Occasionally, these memories are positive, but more often than not, they are less-than-pleasant experiences. They usually involve moments of embarrassment, stress, shock, or pain. Nevertheless, they hold significance in my life.
What unifies all these experiences is the presence of regret. They are situations that I regret, and while in some cases, I couldn't prevent them from occurring, I regret my actions or the choices I made within those circumstances. Reviewing these experiences is essentially a subtle way for me to replay events I have already lived through.
Repetition undeniably plays a crucial role in my life. Additionally, when I find myself trapped in this cycle of reflection, I'm able to perceive the experiences differently from how I initially saw them. Naturally, with age, I now have a broader perspective than I did ten or twenty years ago.

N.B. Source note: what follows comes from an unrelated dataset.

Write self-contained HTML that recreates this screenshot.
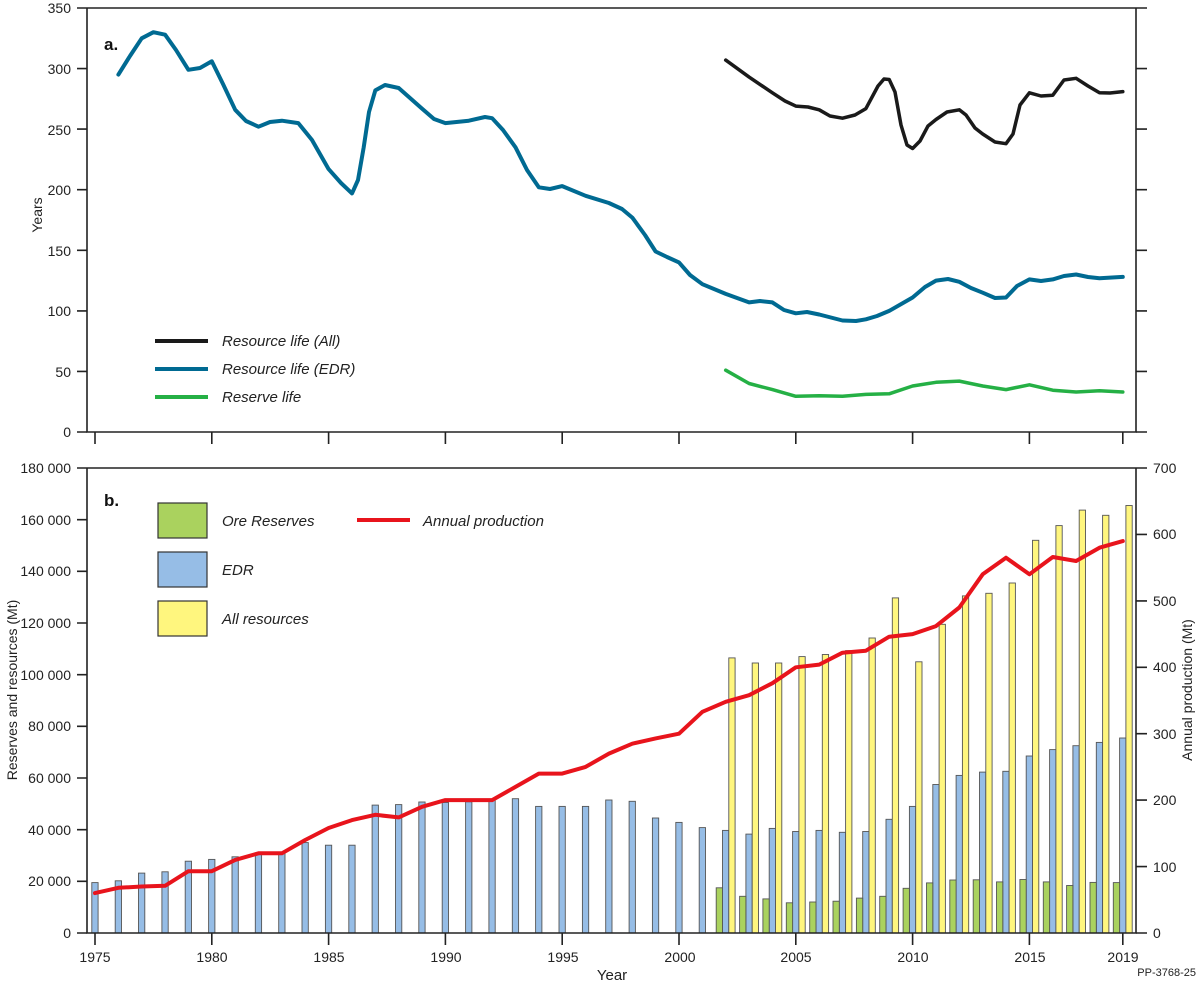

However, it's not just about that. Looking back, I see the situation for what it truly was and confront the unfiltered truth of my own role in it. This can be unsettling, but detached from the emotions associated with it, observing my actions objectively proves beneficial.
Another loop I find myself stuck in pertains to the future, rather than the past. These are thoughts tied to strong urges, scenarios where I envision myself saying or doing something specific to a particular person. These thoughts circulate repeatedly in my mind, and I remain trapped in the loop until I express those words or carry out the necessary action.